Welcome back. For the month of April, we have chosen to read Songs of the Gorilla Nation by Dawn Pince-Hughes.
Initially written in 2004, Prince-Hughes discusses her personal journey and struggles with undiagnosed autism spectrum disorder. For those who are unfamiliar with Autism, it is generally characterized as a developmental disability which impacts an individual’s communication abilities, social interactions, and in some cases an individual’s behaviors. At age 16 the Prince-Huges experiences a brief episode of homelessness. Prince-Hughes shares how a move to a new state and severe bullying which included both physical and mental abuse led to drinking, depression, and spiraled into homelessness. Prince-Hughes also shares how she found understanding and social connectedness in the Gorilla nation and how this helped her find stability in an otherwise chaotic situation.
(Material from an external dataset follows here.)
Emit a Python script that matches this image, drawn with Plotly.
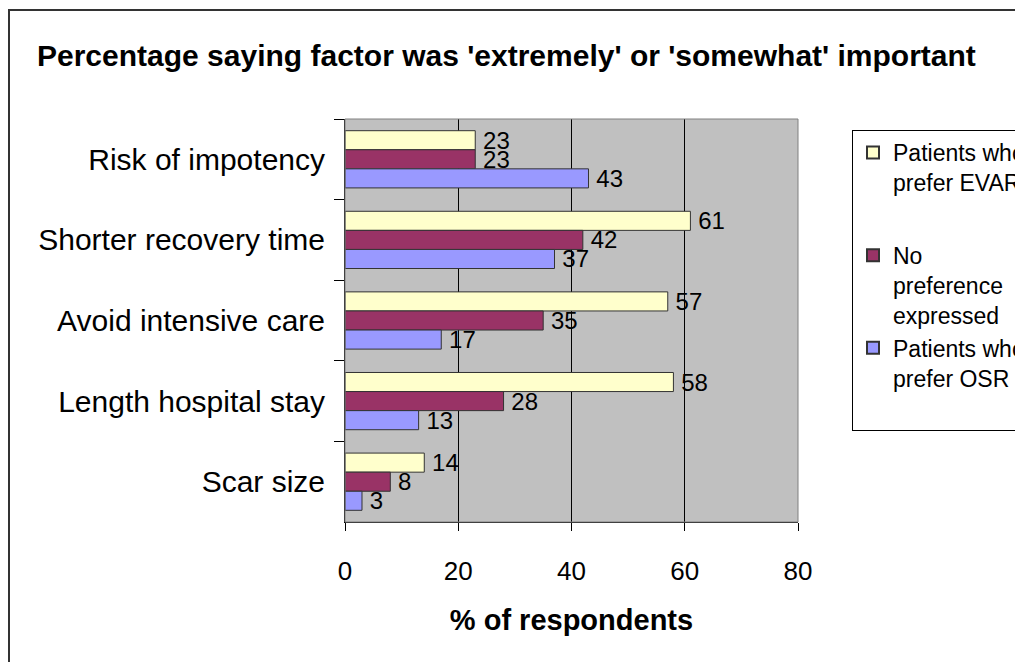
import plotly.graph_objects as go

# listed top to bottom as shown in the chart
categories = ["Risk of impotency", "Shorter recovery time", "Avoid intensive care",
              "Length hospital stay", "Scar size"]
evar = [23, 61, 57, 58, 14]
nopref = [23, 42, 35, 28, 8]
osr = [43, 37, 17, 13, 3]

series_names = ["Patients who<br>prefer EVAR<br> ",
                "No<br>preference<br>expressed",
                "Patients who<br>prefer OSR<br> "]
colors = ["#FFFFCC", "#993366", "#9999FF"]

W, H = 1023, 662
L, T = 337, 111
PW, PH = 453, 403

fig = go.Figure()
for name, vals, col, grp in [(series_names[0], evar, colors[0], "e"),
                             (series_names[1], nopref, colors[1], "n"),
                             (series_names[2], osr, colors[2], "n")]:
    fig.add_trace(go.Bar(
        y=categories, x=vals, orientation="h", name=name, legendgroup=grp,
        marker=dict(color=col, line=dict(color="#333333", width=1)),
        text=["\u2009" + str(v) for v in vals], textposition="outside",
        textfont=dict(size=24, color="black", family="Liberation Sans, Arial"),
        constraintext="none",
        cliponaxis=False,
    ))

fig.update_layout(
    width=W, height=H,
    paper_bgcolor="white", plot_bgcolor="#C0C0C0",
    font=dict(family="Liberation Sans, Arial", color="black"),
    margin=dict(l=L, r=W - L - PW, t=T, b=H - T - PH, autoexpand=False),
    barmode="group", bargap=0.29, bargroupgap=0,
    title=dict(text="<b>Percentage saying factor was 'extremely' or 'somewhat' important</b>",
               x=29 / W, xanchor="left", y=1 - 47 / H, yanchor="middle",
               font=dict(size=30)),
    xaxis=dict(range=[0, 80], dtick=20, showgrid=True, gridcolor="black", gridwidth=1,
               ticks="outside", ticklen=8, tickcolor="black",
               showline=True, linecolor="black", zeroline=False,
               tickfont=dict(size=26), ticklabelstandoff=18,
               title=dict(text="<b>% of respondents</b>", font=dict(size=29), standoff=24)),
    yaxis=dict(autorange="reversed", tickson="boundaries", ticks="outside", ticklen=10,
               tickcolor="black", showline=True, linecolor="black", tickfont=dict(size=30),
               ticklabelstandoff=13),
    legend=dict(x=(844 - L) / PW, xanchor="left", y=1 - (122 - T) / PH, yanchor="top",
                bordercolor="black", borderwidth=1, bgcolor="white",
                font=dict(size=23), valign="top", itemsizing="constant",
                traceorder="grouped", tracegroupgap=10),
    shapes=[
        dict(type="rect", xref="paper", yref="paper", x0=0, x1=1, y0=0, y1=1,
             line=dict(color="#808080", width=1), layer="above"),
        dict(type="rect", xref="paper", yref="paper",
             x0=(1 - L) / PW, x1=3, y0=-2, y1=1 + (T - 2) / PH,
             line=dict(color="#333333", width=2)),
    ],
)
fig.write_html("out.html")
In the United States, there is anecdotal evidence which suggests that individuals who are diagnosed with autism or who are noted to have autistic traits have an increased risk of experiencing homelessness. In our region, 5% of individuals who are experiencing homelessness are also diagnosed with a developmental or cognitive disability. Although every circumstance is unique, we chose this story to open a discussion about homelessness and cognitive and developmental disabilities and the unique challenges that individuals who experience both may face.
I look forward to reading along with you and discussing Songs of the Gorilla Nation in more detail later this month.